Ms Cazaly estimated her group of volunteers served about 70 people on average each week.

“It ebbs and flows,” she said.

“We have our regulars that come every week regardless … and then there’s people that come for a little while and then the situation changes.”

From 1 July, every Australian taxpayer will have started receiving some sort of cost of living relief through either tax cuts and energy rebates.

Though housing continues to be a struggle for all parts of the country, including the Southern Downs.

Vacancy rates for rental properties have remained at near-record lows of 0.2 per cent in Warwick and 0.4 per cent in Stanthorpe, according to the latest data from property analysts SQM research.
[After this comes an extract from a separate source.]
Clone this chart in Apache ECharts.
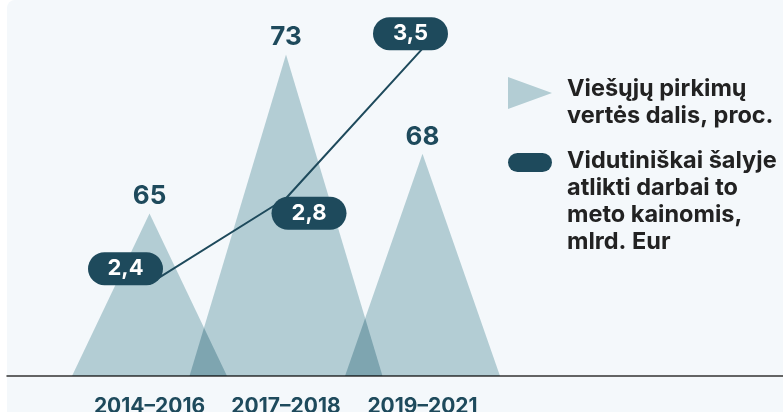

In Warwick alone, median weekly rents have risen beyond record highs felt in March to a peak of $495 come the end of June.

Speaking in Queensland parliament in June, Southern Downs MP James Lister described housing availability as “dire”.

“I have people coming to see me saying, ‘I’m homeless. I’ve rented for 20 years. I have a job but I don’t have a home’,” he said.

“That is really difficult to see.”

At the Warwick Commmunity Van, Ms Cazaly said what volunteers saw most of is “people who need connection”.

“Coming to the van gives people the opportunity just to connect and say, for tonight, I’m just like everybody else,” she said.

“And I think that’s what people really enjoy about the van.”